Поскольку в соборе аплодировать не принято, невозможно было судить, как отнеслись собравшиеся к этому важному сообщению.

Затем с амвона выступил профессор Вальдес.

— Метью был моим любимым учеником. Он отличался глубокой преданностью своей профессии, любил землю и понимал ее. Добрый, веселый, неунывающий Мет пользовался большим уважением среди своих товарищей и преподавателей. И его, и наша беда, что мы не сумели уберечь славного юношу от пагубного влияния людей, которые хотят, чтобы агры перестали быть аграми, а маты матами. Глубокой специализации, которой мы обязаны всеми своими достижениями, они противопоставляют всезнайство, то есть бесплодное дилетантство. Не думаю, что универы сознательные враги общества, скорее это просто заблуждающиеся фанатики. Но, как бы то ни было, их еретические воззрения опасны. Посягая на профессионализм, они фактически подрывают основу существования человека, пытаются перечеркнуть то, что составляет смысл нашей жизни. Пусть безвременная кончина Метью и Тибора станет для всех нас горьким уроком.

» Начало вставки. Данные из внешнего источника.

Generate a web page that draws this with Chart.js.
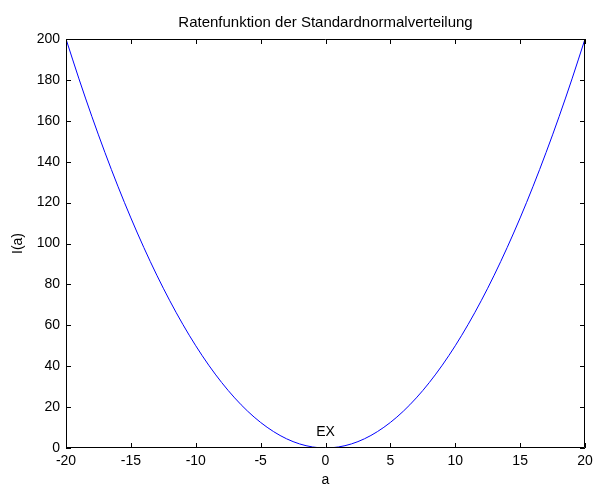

Затем поднялся Пер. Он говорил о замечательных качествах своего друга — скромности, отзывчивости, великодушии, о трогательной любви Тибора к своим родителям и неблагодарной сестре, ставшей причиной его гибели. Мягкий и доброжелательный в отношениях с товарищами, Капулетти-младший был тверд, как кремень, когда речь заходила о защите своих убеждений, этого и не могли простить ему враги. Пер обещал быть верным памяти Тибора и с такой же отвагой защищать профессиональный кланизм. Сходя с амвона, он не сдержал слез.

Патер Долини попросил взять слово профессора Дезара из клана филов.

Дезар вздрогнул. С того момента, как началась гражданская панихида, он думал над тем, что может и должен сказать этим людям. Перед глазами неотступно стояла финальная сцена осады дома Монтекки.